The first woman in the U.S. Navy

Loretta Perfectus Walsh before her time in the Navy.

The Catalyst / Navy Memorial

Loretta Perfectus Walsh before her time in the Navy.

On March 21, 1917, Loretta Perfectus Walsh was the first American woman to enlist in the Navy that served beyond a nursing capacity. A mandate was passed on March 19, 1917, to allow women to enlist in the Navy. When Walsh heard this news she wasted no time and hastily made her way to enlist.

Walsh was a patriotic woman looking for ways she could further serve her country that she dearly revered. There was a clear solution for Walsh: The answer to this invigorating question was to serve in the Navy.

Initially, Walsh was reportedly not loved or respected by many. In a majority of scenarios, whether it be the workforce, corporate world, or beyond, men were given respect by default. This was especially true in the Navy due to the fact that until 1917 the navy was an entirely male-driven environment. On the contrary, women like Walsh had to work three times as hard to earn the respect that men were given naturally. However, defying social norms, Walsh did prove herself. She became a Chief Officer within a year of her training.

Walsh unfortunately died in war doing what she loved.
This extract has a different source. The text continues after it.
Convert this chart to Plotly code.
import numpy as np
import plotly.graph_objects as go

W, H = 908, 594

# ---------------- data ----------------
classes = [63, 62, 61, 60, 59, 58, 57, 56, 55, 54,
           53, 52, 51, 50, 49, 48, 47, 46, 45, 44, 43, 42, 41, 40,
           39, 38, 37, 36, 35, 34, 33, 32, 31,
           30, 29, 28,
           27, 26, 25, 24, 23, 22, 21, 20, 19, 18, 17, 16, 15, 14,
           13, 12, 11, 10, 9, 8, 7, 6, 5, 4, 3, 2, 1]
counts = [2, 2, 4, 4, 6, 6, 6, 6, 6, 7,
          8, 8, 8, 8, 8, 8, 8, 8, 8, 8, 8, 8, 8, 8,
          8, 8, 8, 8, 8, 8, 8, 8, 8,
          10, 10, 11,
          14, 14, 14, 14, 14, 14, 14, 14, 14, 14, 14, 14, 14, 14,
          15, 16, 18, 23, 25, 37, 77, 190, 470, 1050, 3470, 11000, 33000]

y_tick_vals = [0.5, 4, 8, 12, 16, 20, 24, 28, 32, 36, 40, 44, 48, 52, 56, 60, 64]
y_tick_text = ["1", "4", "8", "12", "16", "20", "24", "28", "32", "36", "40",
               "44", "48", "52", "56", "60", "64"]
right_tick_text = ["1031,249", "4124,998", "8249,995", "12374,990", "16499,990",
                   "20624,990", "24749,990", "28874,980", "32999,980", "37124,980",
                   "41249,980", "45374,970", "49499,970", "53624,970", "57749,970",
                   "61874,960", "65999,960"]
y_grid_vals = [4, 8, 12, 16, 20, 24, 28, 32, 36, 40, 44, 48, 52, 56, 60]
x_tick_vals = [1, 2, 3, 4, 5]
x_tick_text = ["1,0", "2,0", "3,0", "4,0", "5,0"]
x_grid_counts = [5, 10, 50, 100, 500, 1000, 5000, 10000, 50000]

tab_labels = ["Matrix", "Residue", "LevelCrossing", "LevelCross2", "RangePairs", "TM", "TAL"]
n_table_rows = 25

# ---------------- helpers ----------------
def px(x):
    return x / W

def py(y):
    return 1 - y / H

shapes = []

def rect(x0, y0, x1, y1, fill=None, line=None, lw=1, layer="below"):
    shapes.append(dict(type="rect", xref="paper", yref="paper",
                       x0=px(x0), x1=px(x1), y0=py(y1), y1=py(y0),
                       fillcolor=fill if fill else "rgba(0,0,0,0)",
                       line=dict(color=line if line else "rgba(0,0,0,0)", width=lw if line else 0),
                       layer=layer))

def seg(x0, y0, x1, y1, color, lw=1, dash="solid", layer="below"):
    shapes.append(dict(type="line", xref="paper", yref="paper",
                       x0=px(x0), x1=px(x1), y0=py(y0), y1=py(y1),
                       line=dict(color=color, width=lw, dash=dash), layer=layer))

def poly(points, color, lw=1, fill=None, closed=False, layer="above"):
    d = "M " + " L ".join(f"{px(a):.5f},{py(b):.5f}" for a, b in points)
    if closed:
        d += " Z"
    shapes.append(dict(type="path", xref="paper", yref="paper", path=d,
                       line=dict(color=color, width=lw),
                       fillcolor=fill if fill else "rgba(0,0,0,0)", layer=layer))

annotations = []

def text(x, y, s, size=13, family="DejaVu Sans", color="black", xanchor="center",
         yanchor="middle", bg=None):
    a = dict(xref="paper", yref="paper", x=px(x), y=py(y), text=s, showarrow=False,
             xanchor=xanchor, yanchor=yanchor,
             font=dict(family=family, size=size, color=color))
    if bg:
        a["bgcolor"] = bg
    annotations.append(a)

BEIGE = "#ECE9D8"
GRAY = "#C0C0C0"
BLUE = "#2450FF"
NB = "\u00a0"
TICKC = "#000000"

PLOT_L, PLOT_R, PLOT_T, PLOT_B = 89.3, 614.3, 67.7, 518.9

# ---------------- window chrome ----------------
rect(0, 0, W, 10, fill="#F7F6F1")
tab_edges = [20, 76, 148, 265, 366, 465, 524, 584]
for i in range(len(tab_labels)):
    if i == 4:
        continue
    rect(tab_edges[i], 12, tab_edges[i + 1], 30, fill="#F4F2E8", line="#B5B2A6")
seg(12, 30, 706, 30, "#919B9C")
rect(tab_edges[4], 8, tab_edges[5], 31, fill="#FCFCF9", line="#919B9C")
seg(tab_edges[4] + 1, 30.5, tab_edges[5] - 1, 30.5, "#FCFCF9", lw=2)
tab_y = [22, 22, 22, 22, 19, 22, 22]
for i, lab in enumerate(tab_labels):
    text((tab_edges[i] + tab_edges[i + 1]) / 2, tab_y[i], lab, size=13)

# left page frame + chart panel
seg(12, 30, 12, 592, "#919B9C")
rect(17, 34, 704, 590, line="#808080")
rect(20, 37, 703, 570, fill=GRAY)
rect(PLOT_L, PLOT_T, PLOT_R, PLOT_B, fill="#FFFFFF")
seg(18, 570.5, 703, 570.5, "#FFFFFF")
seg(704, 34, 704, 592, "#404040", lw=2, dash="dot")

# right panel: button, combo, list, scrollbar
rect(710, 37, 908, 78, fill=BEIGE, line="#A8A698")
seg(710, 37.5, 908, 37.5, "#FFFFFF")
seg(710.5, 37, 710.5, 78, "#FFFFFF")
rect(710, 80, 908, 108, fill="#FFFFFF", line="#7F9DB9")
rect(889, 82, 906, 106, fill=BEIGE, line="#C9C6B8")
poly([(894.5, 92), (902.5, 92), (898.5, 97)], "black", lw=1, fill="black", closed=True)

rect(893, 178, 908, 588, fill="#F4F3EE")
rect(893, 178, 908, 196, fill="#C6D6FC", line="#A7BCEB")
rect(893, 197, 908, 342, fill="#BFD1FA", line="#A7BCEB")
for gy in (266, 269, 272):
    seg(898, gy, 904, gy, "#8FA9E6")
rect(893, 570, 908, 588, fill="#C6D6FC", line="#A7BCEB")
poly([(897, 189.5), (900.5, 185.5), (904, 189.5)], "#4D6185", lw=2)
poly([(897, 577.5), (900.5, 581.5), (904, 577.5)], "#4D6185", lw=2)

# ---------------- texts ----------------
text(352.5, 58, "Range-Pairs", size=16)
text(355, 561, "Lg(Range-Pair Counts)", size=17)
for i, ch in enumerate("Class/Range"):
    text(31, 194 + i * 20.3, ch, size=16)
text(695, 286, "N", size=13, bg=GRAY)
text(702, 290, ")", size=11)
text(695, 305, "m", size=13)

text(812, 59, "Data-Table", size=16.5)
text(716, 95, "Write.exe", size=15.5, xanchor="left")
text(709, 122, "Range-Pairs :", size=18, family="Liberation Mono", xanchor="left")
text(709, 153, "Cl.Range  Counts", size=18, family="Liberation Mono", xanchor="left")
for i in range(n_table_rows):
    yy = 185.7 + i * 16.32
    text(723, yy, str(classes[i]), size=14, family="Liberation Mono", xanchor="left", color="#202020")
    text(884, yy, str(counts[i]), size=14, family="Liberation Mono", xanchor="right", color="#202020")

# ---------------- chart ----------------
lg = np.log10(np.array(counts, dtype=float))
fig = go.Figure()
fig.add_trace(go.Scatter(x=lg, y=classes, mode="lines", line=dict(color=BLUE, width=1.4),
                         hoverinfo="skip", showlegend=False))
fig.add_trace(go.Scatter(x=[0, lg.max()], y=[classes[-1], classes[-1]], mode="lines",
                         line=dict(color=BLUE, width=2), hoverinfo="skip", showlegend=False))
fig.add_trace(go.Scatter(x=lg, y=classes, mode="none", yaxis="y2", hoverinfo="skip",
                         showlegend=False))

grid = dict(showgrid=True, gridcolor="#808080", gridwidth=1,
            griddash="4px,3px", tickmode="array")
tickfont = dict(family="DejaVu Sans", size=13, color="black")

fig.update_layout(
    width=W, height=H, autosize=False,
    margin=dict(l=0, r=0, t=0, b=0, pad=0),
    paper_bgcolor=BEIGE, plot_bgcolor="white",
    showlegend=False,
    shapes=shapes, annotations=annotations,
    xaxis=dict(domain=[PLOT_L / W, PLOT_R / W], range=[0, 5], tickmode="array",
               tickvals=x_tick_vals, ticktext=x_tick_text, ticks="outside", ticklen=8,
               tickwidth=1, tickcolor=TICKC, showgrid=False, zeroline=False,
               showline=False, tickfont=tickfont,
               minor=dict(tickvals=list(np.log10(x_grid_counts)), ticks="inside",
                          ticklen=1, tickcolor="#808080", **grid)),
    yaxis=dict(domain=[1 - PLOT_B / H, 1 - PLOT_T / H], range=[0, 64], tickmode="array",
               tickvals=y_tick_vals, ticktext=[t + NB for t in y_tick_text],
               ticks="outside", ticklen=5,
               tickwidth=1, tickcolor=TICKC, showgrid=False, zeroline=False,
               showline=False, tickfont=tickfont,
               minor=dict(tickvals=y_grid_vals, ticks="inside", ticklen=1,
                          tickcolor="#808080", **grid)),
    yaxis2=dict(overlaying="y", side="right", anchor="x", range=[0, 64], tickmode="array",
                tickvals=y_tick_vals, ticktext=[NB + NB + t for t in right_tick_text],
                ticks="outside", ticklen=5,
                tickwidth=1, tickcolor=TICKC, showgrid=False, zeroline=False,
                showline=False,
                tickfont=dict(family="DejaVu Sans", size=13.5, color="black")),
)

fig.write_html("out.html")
Walsh served in the army till her death, from age 21 to 29.
Although Walsh is one of many women to accomplish what was deemed impossible feats for women, Walsh’s story adds to the collective impact of Women’s History Month pushing women to progress. Walsh’s accomplishments inspire other women to achieve their goal and break new boundaries every day.
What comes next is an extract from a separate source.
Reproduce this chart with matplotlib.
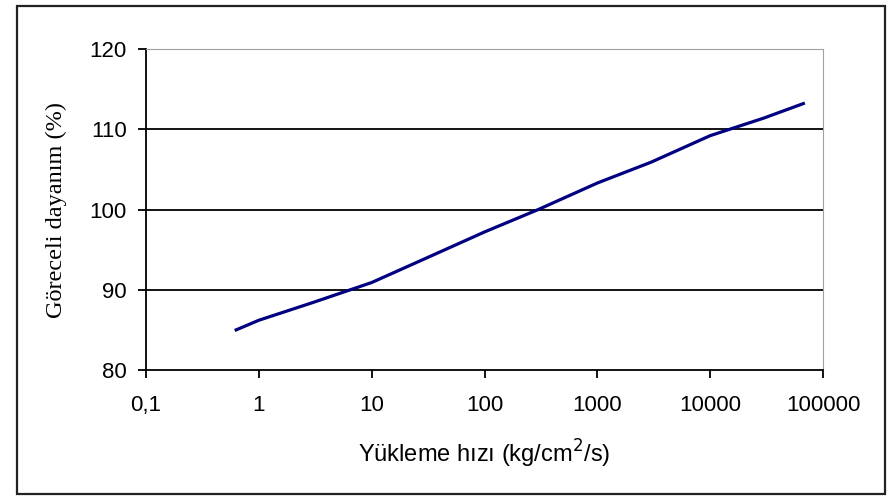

Women’s History Month is about celebrating the women who have made outstanding strides far from the ordinary, breaking cultural and social barriers. These amazing women are acknowledged in Women’s History Month to empower other women to achieve greatness in their own terms and capacity. This month is not completely about learning women’s strides in history. This month represents more.Women’s History Month is about teaching women by example of other accomplished women in history to be confident in their own skin to take on greater obstacles than yesterday. This month reminds women who they are and where their roots lie.

In her time, Walsh achieved what seemed impossible and frowned upon by many. Now Walsh is celebrated as the first ever woman in the Navy. With Walsh’s strides, she made women in the Navy yesterday’s impossibilities and today’s ordinary. Without her strides to enlist as a woman in the Navy, it is a possibility that it might not have ever been done.

For society to proceed with its time, taboo has to be demolished and new social norms must be created. Walsh demolished the taboo of women being incapable of strength whether it be physically or mentally. Women in the 1900’s were expected to remain home, bear children, cook meals, look pretty, and clean. Walsh envisioned more, society’s taboo remained in hindsight for her.

Walsh pushed the women of her time out of their comfort zones by showing others what women were capable of; She inspired women to do what they thought was impossible. Loretta Perfectus Walsh taught women that anything is possible with passion, power, and determination.